As companies appoint new CEOs and institute sweeping workforce change efforts, CHRO appointments have also surged, according to Russell Reynolds Associates’ Q3 2025 CHRO Turnover Index.
There were 127 CHROs appointed globally in Q1-Q3 2025, the report said, led by the S&P 500, which appointed 59 CHROS — the highest number for that index since 2020.
These new appointments may be led by new CEOs prioritizing workforce transformation, who opt to hire CHROs as partners in company transformations, Russell Reynolds said.
Notably, new appointments also point to increased turnover in the role — and technology companies led in new CHROs, with just over 1 in 4 companies making a new CHRO appointment in Q1-Q3 2025.
“Rapid change and high expectations from investors have likely increased the pressure on HR leadership, causing a higher rate of change than in other sectors,” the report said regarding the status of tech CHROs.
While CHRO tenure edged up in the overall index, that trend was due to the longer tenures of outgoing S&P 500 CHROs; in other indices tracked by the firm, average tenure actually decreased.
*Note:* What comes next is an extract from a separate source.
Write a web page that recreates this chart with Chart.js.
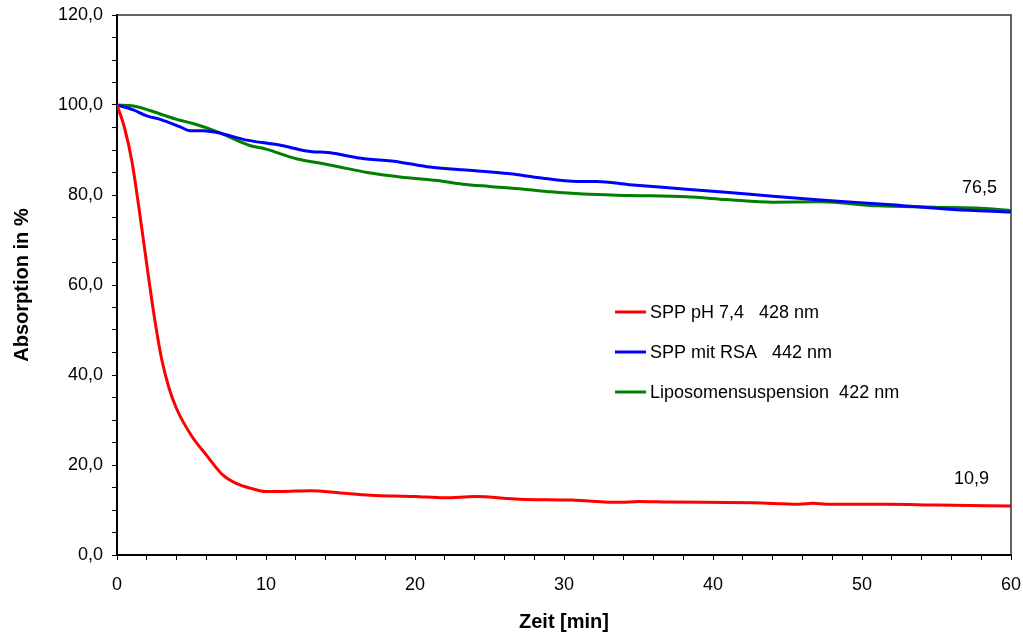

CHROs, the firm noted, have high visibility in change initiatives which can make them “more exposed” when progress stalls.
However, the percentage of first-time appointees rose, and more than 3 in 4 were internal successors, “reflecting companies’ confidence in their succession planning and the growing value placed on leaders who understand internal dynamics and culture,” the report said.
Other studies and reports point to the growing importance of the CHRO amid the various paradoxes the role faces. A recent report from The Josh Bersin Company noted the profound contradictions CHROs must navigate, including an expectation to modernize workforces without enough resources or recognition.
For example, while the role itself continues to expand in importance, corporate boards often lead the conversation in driving talent strategy, rather than CHROs, per a November DSG Global report.